Dr. Dre moved on with Aftermath and Eminem
In the middle of all this, Dr. Dre apparently decided that he'd had more than enough of Suge Knight. In an interview with Hit Quarters, A&R executive Angelo Sanders recalled that Dre formed a new label, Aftermath Entertainment, in 1996, which continued Death Row's marketing and distribution arrangement with Interscope. It didn't take long for Dre to strike gold while searching for acts to fill out his roster. In 1997, he came across a demo from a skinny white guy with the corny stage name Eminem, who turned out to be a pretty good signing.
Speaking with XXL in 2008, Em's associate Bizarre recalled that the legendary MC had been considering smaller labels before attracting Dre's attention. "I think he would have just been one of those guys that was respected as a dope lyricist in the underground circuit," Bizarre said. "I don't think it would've gotten to the level that it got to without Dre." More success followed, including fruitful relationships with the likes of 50 Cent (via BBC) and Kendrick Lamar, according to Aftermath's website. Did Suge Knight attempt to stoke a rivalry upon his release from prison? Of course he did. Did it work out?

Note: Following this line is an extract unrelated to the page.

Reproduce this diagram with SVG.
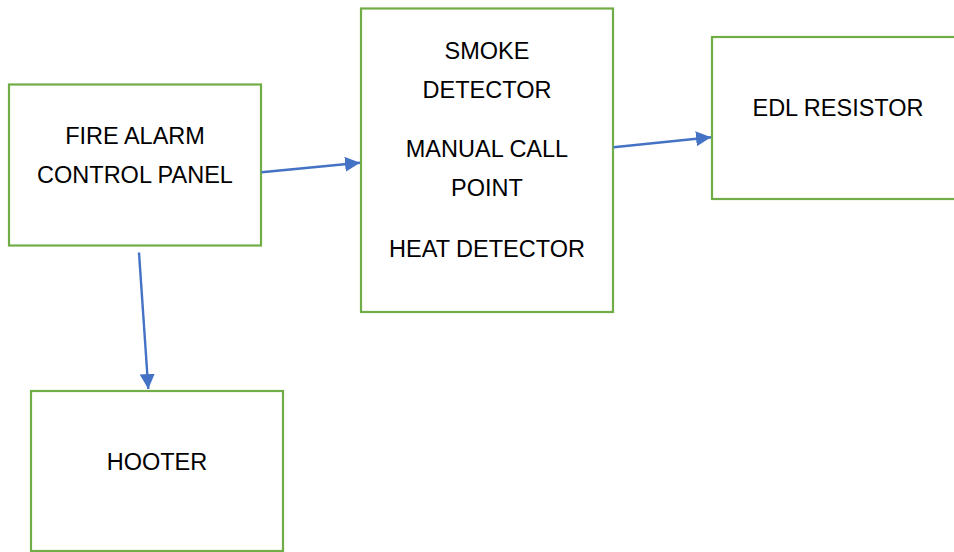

Not so much.
Suge Knight's incarceration led to decline and bankruptcy
Suge Knight was released from prison in 2001, and he made it his first order of business to return Death Row to prominence. He rebranded the label "Tha Row," but before he could restore the label to its former glory, Knight violated his parole and was sent back to prison in 2003. He filed for bankruptcy in 2006 and sold Death Row off two years later (via Biography).
More legal troubles followed, culminating in a bizarre incident in 2015 in which Knight, who had been skulking around the set of a commercial for the NWA biopic "Straight Outta Compton," followed two men to a nearby burger joint after an argument. The Los Angeles Times reports that, in the confrontation that followed, Knight ended up running over the men with his truck, killing one of them and injuring the other. Did he stick around to answer the cops' questions? Of course not, and in 2018, he was sentenced to 28 years behind bars for hit-and-run resulting in death. He remains in prison as of this writing.
Snoop Dogg is bringing Death Row back from the dead
Death Row remained largely ... well, dead for some time, its assets having been acquired by a subsidiary of the global investment firm Blackstone, according to Business Wire. But in 2022, something kind of miraculous happened: The brand was purchased from that subsidiary by none other than Snoop Dogg, who quickly announced his intention to "[build] the next chapter of Death Row Records." A press release quoted Snoop as saying, "It feels good to have ownership of the label I was part of at the beginning of my career and as one of the founding members."
A couple of days later, Snoop dropped his 20th solo album, "B.O.D.R.," an acronym for "Bacc on Death Row," according to Broadway World. (The two C's are significant to Snoop's, er, background.) He followed up that release two days later with an appearance rocking the Super Bowl halftime show, so it was a pretty good year for Snoop. If anyone can restore some respectability to the Death Row name, perhaps it's the Doggfather, whose plans for the label seem to include expanding beyond music production. In December 2022, he announced the launch of a Death Row-branded cannabis line (per Forbes).